One option is to do one big query of the DB to get all of the NEVRA that are in the repo, and store them in a python set. That could be very quickly queried while iterating through the errata. Sync already does something similar to do dependency resolution, so the memory impact should be tolerable.
Something less heavy-handed would be to do a first pass through the errata to collect all the NEVRA referenced by them, then do one big query for just those nevra, and then do a second pass iterating the errata with the knowledge of which RPMs are in the repo. This would have a lower memory footprint.
Updated by bmbouter over 8 years ago
I tested the new, quicker implementation to ensure it was omitting NEVRA from other repos using:
# create two repos
pulp-admin rpm repo create --repo-id rhel6 --feed https://YOURCDNHOSTNAME/content/dist/rhel/server/6/6Server/x86_64/os/ --download-policy on_demand
pulp-admin rpm repo create --repo-id rhel7 --feed https://YOURCDNHOSTNAME/content/dist/rhel/server/7/7Server/x86_64/os/ --download-policy on_demand
# sync two repos
pulp-admin rpm sync publish run --repo-id rhel6
pulp-admin rpm sync publish run --repo-id rhel7 # <----- this is where I checked the filtering to ensure that rhel6 rpms were filtered out.
# For example RHSA-2014:1293 and RHSA-2016:1217 both refer to RPMs in EL6 and EL7.
Updated by bmbouter over 8 years ago
For the following repo with 213 rpms, and 163 errata, the Errata publish step was taking about 32 seconds.

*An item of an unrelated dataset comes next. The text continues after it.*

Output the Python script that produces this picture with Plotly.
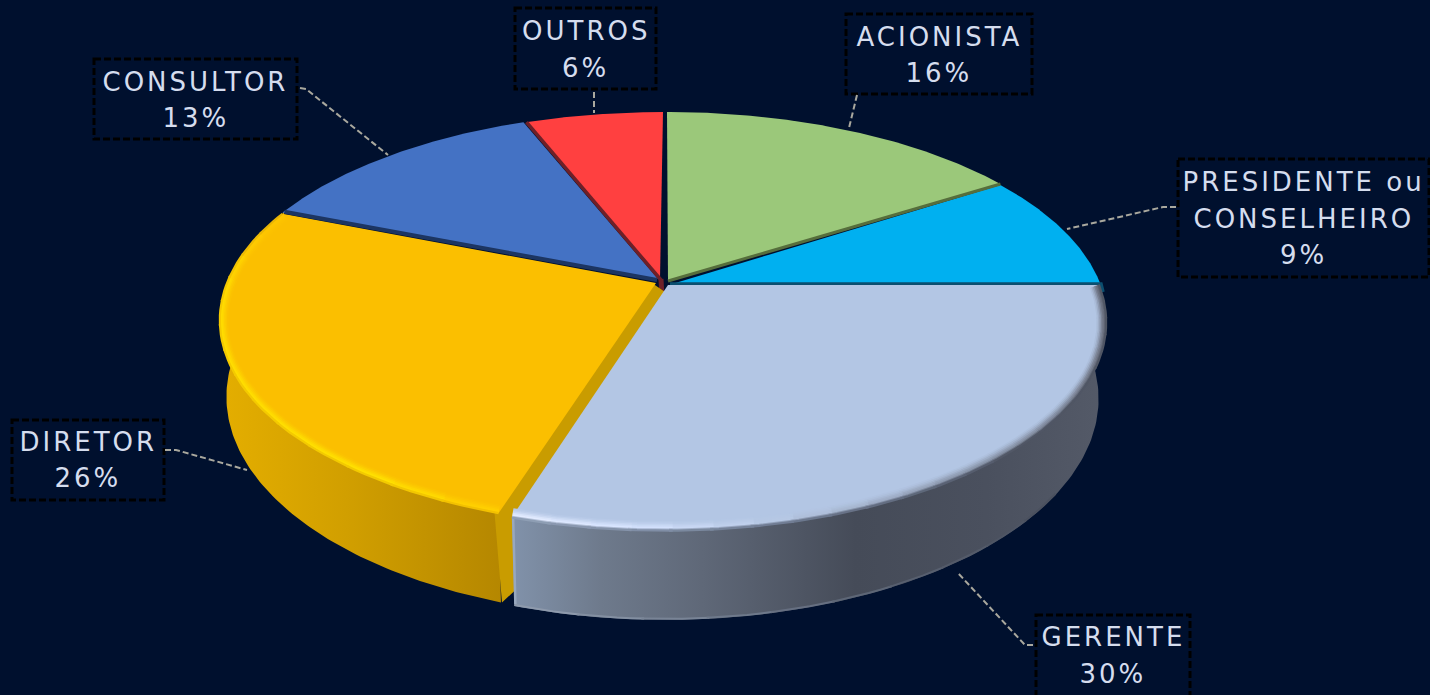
import numpy as np
import plotly.graph_objects as go

# ---- data ----
categories = ["ACIONISTA", "PRESIDENTE ou\nCONSELHEIRO", "GERENTE", "DIRETOR", "CONSULTOR", "OUTROS"]
values = [16, 9, 30, 26, 13, 6]

# ---- style ----
BG = "#00102E"
TXT = "#D5DDEE"
face = ["#9BC87A", "#00B0F0", "#B3C6E4", "#FBBF00", "#4472C4", "#FF4040"]
offset = [(4, 0), (4, 1), (2, 3), (-3, 1), (-3, 0), (0, 0)]
apex = [(668, 281), (672, 284), (668, 285), (656, 283), (658, 279), (660, 279)]
CX, CY, A, B, K, D, S = 663, 282, 433, 200.6, 0.18, 74, 0.985
ELL_C = (663, 322)

# label boxes: (x0, y0, x1, y1), line centres
boxes = [
    ((846, 14, 1032, 94), (37, 73)),
    ((1178, 159, 1429, 277), (182, 219, 255)),
    ((1036, 615, 1190, 697), (637, 674)),
    ((12, 420, 164, 500), (442, 478)),
    ((94, 59, 297, 139), (82, 118)),
    ((515, 8, 656, 89), (31, 68)),
]
leaders = [
    [(857, 95), (849, 128)],
    [(1176, 207), (1163, 207), (1067, 229)],
    [(1033, 645), (1025, 645), (957, 572)],
    [(165, 450), (176, 450), (247, 470)],
    [(300, 88), (306, 89), (388, 155)],
    [(594, 92), (594, 113)],
]

# ---- geometry from the values ----
cum = np.concatenate([[0], np.cumsum(values)]) / sum(values) * 360.0


def top(th, i, r=1.0):
    t = np.radians(th)
    u, v = r * np.sin(t), r * np.cos(t)
    w = 1 + K * v
    return CX + offset[i][0] + A * u / w, CY + offset[i][1] - B * v / w


def bottom(th, i):
    t = np.radians(th)
    u, v = np.sin(t), np.cos(t)
    w = 1 + K * v
    return CX + offset[i][0] + A * S * u / w, CY + offset[i][1] - B * v / w + D / w


def mix(c1, c2, f):
    a = [int(c1[j:j + 2], 16) for j in (1, 3, 5)]
    b = [int(c2[j:j + 2], 16) for j in (1, 3, 5)]
    return "#%02x%02x%02x" % tuple(int(round(p + (q - p) * f)) for p, q in zip(a, b))


fig = go.Figure()


def poly(x, y, color=None, grad=None):
    kw = dict(fillgradient=grad) if grad else dict(fillcolor=color)
    fig.add_trace(go.Scatter(x=list(x), y=list(y), mode="lines", fill="toself",
                             line=dict(width=0, color=color or "rgba(0,0,0,0)"),
                             hoverinfo="skip", showlegend=False, **kw))


def line(x, y, color, width):
    fig.add_trace(go.Scatter(x=list(x), y=list(y), mode="lines",
                             line=dict(color=color, width=width),
                             hoverinfo="skip", showlegend=False))


def face_poly(i, a0, a1):
    th = np.linspace(a0, a1, 120)
    x, y = top(th, i)
    poly([apex[i][0], *x], [apex[i][1], *y], face[i])


def wall(i, a0, a1, stops):
    th = np.linspace(a0, a1, 120)
    x0, y0 = top(th, i)
    x1, y1 = bottom(th, i)
    poly([*x0, *x1[::-1]], [*y0, *y1[::-1]],
         grad=dict(type="horizontal", colorscale=stops))


def inset(th, i, px):
    """rim points moved px pixels towards the middle of the disc"""
    x, y = top(th, i)
    dx, dy = np.gradient(x), np.gradient(y)
    n = np.hypot(dx, dy)
    nx, ny = dy / n, -dx / n
    sgn = np.sign(nx * (ELL_C[0] - x) + ny * (ELL_C[1] - y))
    return x + sgn * nx * px, y + sgn * ny * px


def rim(i, a0, a1, col_fn, outer_fn, seg=24, bulge=True):
    ed = np.linspace(a0, a1, seg + 1)
    layers = [(7.5, 0.10, 0), (6, 0.28, 0), (4.5, 0.52, 0), (3, 0.80, 0),
              (1.5, 1.0, 0), (0, 1.0, 0.45)]
    if bulge:
        layers.append((-1.0, 1.0, 0.9))
    for px, f, g in layers:
        for k in range(seg):
            th = np.linspace(ed[k], min(ed[k + 1] + 0.4, a1), 6)
            x, y = inset(th, i, px)
            t = (ed[k] - a0) / (a1 - a0)
            c = mix(mix(face[i], col_fn(t), f), outer_fn(t), g)
            line(x, y, c, 2.2)


def interp_col(stops):
    pos = [s[0] for s in stops]

    def fn(t):
        for j in range(len(stops) - 1):
            if t <= pos[j + 1]:
                return mix(stops[j][1], stops[j + 1][1], (t - pos[j]) / (pos[j + 1] - pos[j]))
        return stops[-1][1]
    return fn


# back slices
for i in (0, 5, 4):
    face_poly(i, cum[i], cum[i + 1])

# Outros edge on the Consultor side
x, y = top(cum[5], 5)
line([x, apex[5][0] + 1], [y, apex[5][1] + 1], "#6E2028", 3.5)
line([apex[5][0] + 1, apex[5][0] + 2], [apex[5][1], apex[5][1] + 19], "#6E2028", 5)

# Presidente
face_poly(1, cum[1], cum[2])
x, y = top(cum[1], 0)
line([apex[0][0], x], [apex[0][1], y], "#566E3C", 3)
x, y = top(cum[2], 1)
line([apex[1][0] - 2, x + 1, x + 3], [apex[1][1], y + 1, y + 9], "#0B4F70", 3.5)

# Diretor wall, radial wall, face
i = 3
wall(i, cum[i], 292, [[0, "#E4AE00"], [0.45, "#D19F00"], [1, "#B58700"]])
x0, y0 = top(cum[i], i)
x1, y1 = bottom(cum[i], i)
poly([apex[i][0] - 4, x0 - 4, x1 + 1, x1 + 14, x0 + 22, apex[i][0] + 22],
     [apex[i][1], y0, y1, y1 - 12, y0, apex[i][1] + 18], "#C99C00")
face_poly(i, cum[i], cum[i + 1])
x, y = top(cum[i + 1], i)
line([apex[i][0] + 1, x + 2], [apex[i][1] - 3, y - 2], "#1C3562", 4)
rim(i, cum[i], cum[i + 1],
    interp_col([(0, "#FFD000"), (0.12, "#FFE000"), (0.7, "#FFDC00"), (0.85, "#FFCC00"), (1, "#FBC000")]),
    interp_col([(0, "#E4AE00"), (0.7, "#E8B400"), (1, "#C89A10")]), seg=14, bulge=False)

# Gerente wall and face
i = 2
a1 = cum[i + 1] - 1.0
wall(i, cum[i], a1, [[0, "#8192AA"], [0.15, "#6E7A8C"], [0.32, "#5F6878"],
                     [0.58, "#454B58"], [0.8, "#4A505E"], [1, "#545A68"]])
x0, y0 = top(a1, i)
x1, y1 = bottom(a1, i)
line([x0 + 1, x1 + 1], [y0, y1 - 2], "#98A8BE", 2.5)
ed = np.linspace(a1, 125, 11)
wall_shade = interp_col([(0, "#8E9AAC"), (0.3, "#717C8E"), (0.6, "#5A6272"), (1, "#4A505E")])
for k in range(10):
    th = np.linspace(ed[k], ed[k + 1] - 0.3, 6)
    x, y = bottom(th, i)
    line(x, y - 1, wall_shade(k / 9), 2)
face_poly(i, cum[i], a1)
rim(i, cum[i], a1,
    interp_col([(0, "#6A7080"), (0.2, "#737A8A"), (0.5, "#8E9AB0"), (0.7, "#B5C6E2"),
                (0.85, "#D6E3FF"), (1, "#E6EEFF")]),
    interp_col([(0, "#4E5462"), (0.4, "#4A505E"), (0.7, "#68748A"), (1, "#8A9AB2")]))

# ---- labels ----
shapes, annotations = [], []
for (x0, y0, x1, y1), _ in boxes:
    shapes.append(dict(type="rect", x0=x0, y0=y0, x1=x1, y1=y1, xref="x", yref="y",
                       line=dict(color="#000000", width=3, dash="7px,3px")))
for pts in leaders:
    path = "M " + " L ".join(f"{px} {py}" for px, py in pts)
    shapes.append(dict(type="path", path=path, xref="x", yref="y",
                       line=dict(color="#A9A89E", width=2, dash="6px,3px")))

for cat, val, (bx, ys) in zip(categories, values, boxes):
    lines = cat.split("\n") + [f"{val}%"]
    xc = (bx[0] + bx[2]) / 2
    for txt, yc in zip(lines, ys):
        annotations.append(dict(x=xc, y=yc, text=txt, xref="x", yref="y", showarrow=False,
                                xanchor="center", yanchor="middle",
                                font=dict(family="DejaVu Sans", size=26, color=TXT)))

fig.update_layout(
    width=1430, height=695, margin=dict(l=0, r=0, t=0, b=0),
    paper_bgcolor=BG, plot_bgcolor=BG, showlegend=False,
    xaxis=dict(range=[0, 1430], visible=False, fixedrange=True),
    yaxis=dict(range=[695, 0], visible=False, fixedrange=True),
    shapes=shapes, annotations=annotations,
)

post = """
document.body.style.margin='0';document.body.style.background='%s';document.body.style.overflow='hidden';
function ls(){document.querySelectorAll('.annotation-text').forEach(function(t){t.style.letterSpacing='3px';});}
ls();setTimeout(ls,50);
""" % BG
fig.write_html("out.html", post_script=post, config=dict(displayModeBar=False))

With the new implementation is takes < 2.
/content/dist/rhel/server/7/7Server/x86_64/extras/os/
Updated by semyers over 8 years ago
bmbouter wrote:
For the following repo with 213 rpms, and 163 errata, the Errata publish step was taking about 32 seconds. With the new implementation is takes < 2.
/content/dist/rhel/server/7/7Server/x86_64/extras/os/
If you're able to do before-and-after profiling and have a way to get memory numbers, I think those numbers might look good, too.
Updated by bmbouter over 8 years ago
The new design stores all of a repo's rpm nevra as a list of named tuples in memory. For the 213 RPMs this is stored as 1936 bytes as reported by sys.getsizeof(). This variable is populated when the PublishErrataStep is initialized and garbage collected after the publish is complete.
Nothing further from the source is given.